In May 1936, the LBE began operating streamlined express trains with double-deck carriages on the Hamburg Hauptbahnhof–Lübeck–Travemünde Strand route, which attracted worldwide attention. They consisted of push–pull trains with control cars equipped with automatic Scharfenberg couplers and two units had a common Jacobs bogie. The eight streamlined express trains with double-deck carriages were purchased from Waggon- und Maschinenbau AG Görlitz (WUMAG) and Linke-Hofmann. They were hauled by a fast, streamlined tender locomotive, which could be remotely controlled by the driver from the other end of the train.

The LBE double-deck carriages offered great comfort for that time, such as padded seats in third class. Larger luggage was taken by porters on boarding and stowed in the luggage compartment and returned when its owner left the train.

Deutsche Bundesbahn continued to operate push-pull trains particularly in the 1960s and 1970s for Regional services to Hamburg, which were hauled by class 220 locomotives.
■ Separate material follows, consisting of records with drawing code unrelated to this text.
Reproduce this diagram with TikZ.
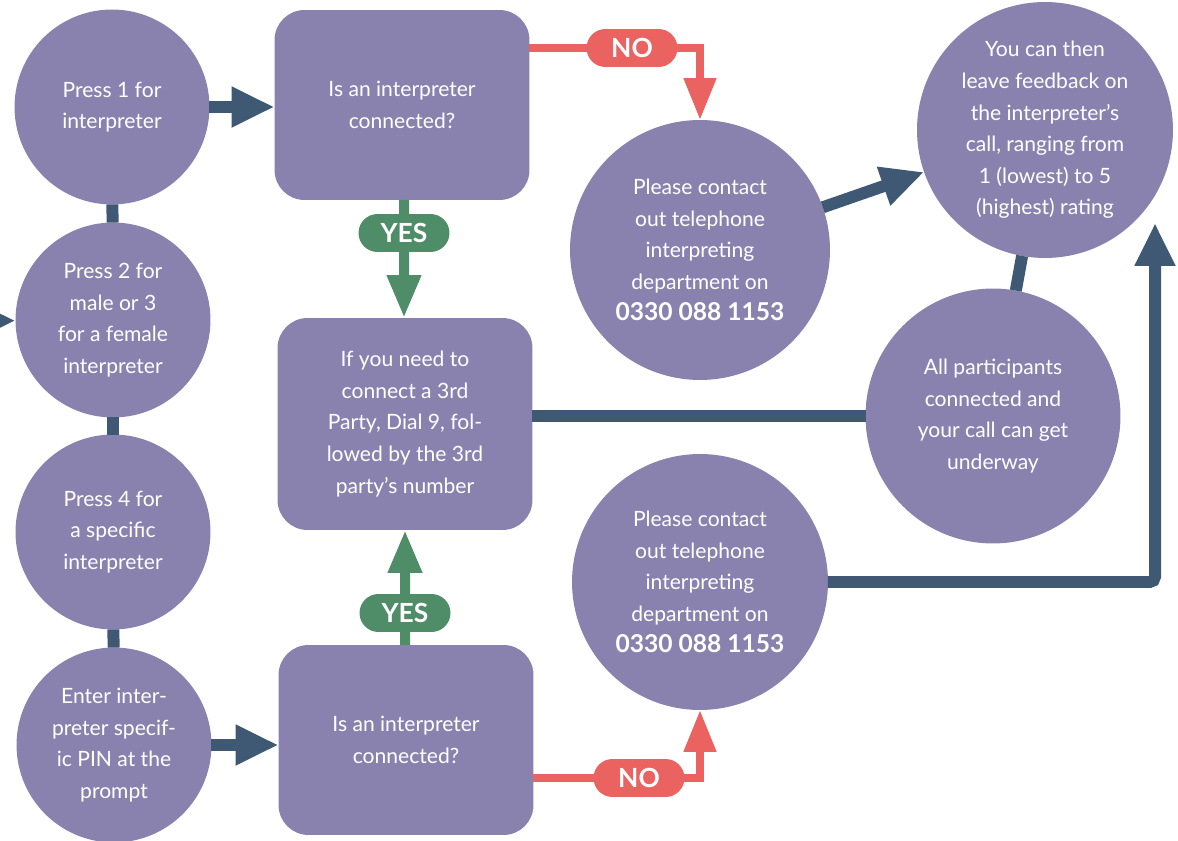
\documentclass[tikz,border=0pt]{standalone}
\usepackage{fontspec}
\setmainfont{Lato}
\usetikzlibrary{positioning}
\usetikzlibrary{calc}
\usetikzlibrary{arrows.meta}
\usetikzlibrary{shapes.misc}

\definecolor{stepfill}{RGB}{138,130,174}
\definecolor{linkblue}{RGB}{63,88,115}
\definecolor{noRed}{RGB}{235,99,96}
\definecolor{yesGreen}{RGB}{79,140,104}

\tikzset{
	every node/.style={align=center,outer sep=0pt,inner sep=0pt,text=white,
		font=\fontsize{12pt}{18pt}\selectfont},
	round/.style={circle,fill=stepfill,inner sep=-0.5cm,minimum size=#1},
	box/.style={rectangle,rounded corners=0.6cm,fill=stepfill,minimum width=5.1cm,minimum height=#1},
	link/.style={draw=linkblue,line width=0.24cm},
	go/.style={link,-{Triangle[width=0.76cm,length=0.86cm]}},
	pill/.style={rounded rectangle,minimum width=1.82cm,minimum height=0.76cm,
		font=\fontsize{15pt}{15pt}\selectfont\bfseries},
	nopill/.style={pill,fill=noRed},
	yespill/.style={pill,fill=yesGreen},
	noline/.style={draw=noRed,line width=0.16cm},
	noarrow/.style={noline,-{Triangle[width=0.62cm,length=0.84cm]}},
	yesline/.style={draw=yesGreen,line width=0.2cm},
	yesarrow/.style={yesline,-{Triangle[width=0.64cm,length=0.86cm]}},
}
\newcommand{\phoneno}{{\fontsize{14pt}{18pt}\selectfont\bfseries 0330 088 1153}}

\begin{document}
\begin{tikzpicture}[x=0.02cm,y=-0.02cm]
	\useasboundingbox (0,0) rectangle (1178,841);

	%left column of key presses.....................
	\node [round=3.9cm] (c1) at (112,107) {Press 1 for\\interpreter};
	\node [round=3.9cm] (c2) at (113,320) {Press 2 for\\male or 3\\for a female\\interpreter};
	\node [round=3.9cm] (c3) at (113,532) {Press 4 for\\a specific\\interpreter};
	\node [round=3.9cm] (c4) at (114,745) {Enter inter-\\preter specif-\\ic PIN at the\\prompt};

	\draw [link] (c1) -- (c2);
	\draw [link] (c2) -- (c3);
	\draw [link] (c3) -- (c4);

	%arrow coming in from the left......................
	\coordinate (offpage) at (-40,321);
	\draw [go] (offpage) -- (c2);

	%middle column...................
	\node [box=3.8cm] (r1) at (402,105) {Is an interpreter\\connected?};
	\node [box=4.24cm] (r2) at (405,424) {If you need to\\connect a 3rd\\Party, Dial 9, fol-\\lowed by the 3rd\\party's number};
	\node [box=3.8cm] (r3) at (406,740) {Is an interpreter\\connected?};

	\draw [go] (c1) -- (r1.west |- c1);
	\draw [go] (c4) -- (r3.west |- c4);

	%right side circles...................
	\node [round=5.2cm] (p1) at (700,250) {Please contact\\out telephone\\interpreting\\department on\\\phoneno};
	\node [round=5.12cm] (p2) at (700,582) {Please contact\\out telephone\\interpreting\\department on\\\phoneno};
	\node [round=5.12cm] (fb) at (1045,130) {You can then\\leave feedback on\\the interpreter's\\call, ranging from\\1 (lowest) to 5\\(highest) rating};
	\node [round=5.1cm] (ap) at (993,416) {All participants\\connected and\\your call can get\\underway};

	% YES branches....................
	\node [yespill] (yes1) at (404,233) {YES};
	\draw [yesline] (r1.south -| yes1) -- (yes1);
	\draw [yesarrow] (yes1) -- (r2.north -| yes1);

	\node [yespill] (yes2) at (405,613) {YES};
	\draw [yesline] (r3.north -| yes2) -- (yes2);
	\draw [yesarrow] (yes2) -- (r2.south -| yes2);

	% NO branches....................
	\node [nopill] (no1) at (632,48) {NO};
	\draw [noline] (r1.east |- no1) -- (no1);
	\draw [noarrow] (no1) -| (p1.north);

	\node [nopill] (no2) at (639,778) {NO};
	\draw [noline] (r3.east |- no2) -- (no2);
	\draw [noarrow] (no2) -| (p2.south);

	% links to the feedback circle...................
	\draw [go] (p1) -- (fb);
	\draw [link] (r2.east |- ap) -- (ap);
	\draw [link] (ap) -- (fb);
	\coordinate (fbin) at (1155,223);
	\draw [go,rounded corners=3pt] (p2) -| (fbin);

\end{tikzpicture}
\end{document}
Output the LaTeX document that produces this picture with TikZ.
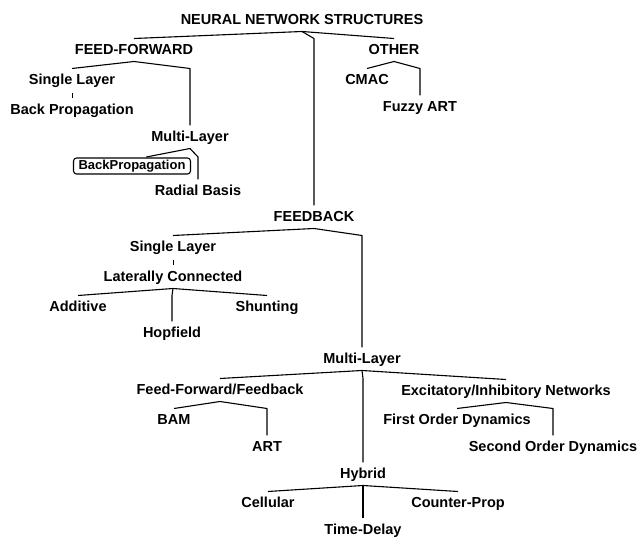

Local transport to Lübeck was operated for a long time with class 211 diesel locomotives with three-axle converted vans with express control cars of yl class.

The section between Lübeck-Travemünde Hafen and Niendorf stations was operated with Uerdingen railbuses from the 1950s to the closing and abandonment of the line.

Passenger services were converted from diesel-haulage to electrical operation on 13–14 December 2008. Previously on summer weekends, trains were operated as push-pull trains with up to seven double-deck carriage hauled by class 218 diesel locomotives. In periods of low demand, especially in the winter, services were operated with diesel railcar of class 628. Following the electrification of the line, the diesel locomotives were replaced with class 112 locomotives.

The freight is hauled with class 232 diesel locomotives.

The line is currently (as of 2016) served every hour on weekdays with Regionalbahn services on line RB 86, running between Lübeck Hauptbahnhof and Lübeck-Travemünde Strand and operated by Regionalbahn Schleswig-Holstein (a DB Regio brand) with Alstom Coradia LINT 41 (class 648) sets. In the summer season, on weekends, public holidays and during Travemünde Week, loco-hauled Regional-Express services also run as line RE 8 from Hamburg Hauptbahnhof via Lübeck Hauptbahnhof to Lübeck-Travemünde Strand.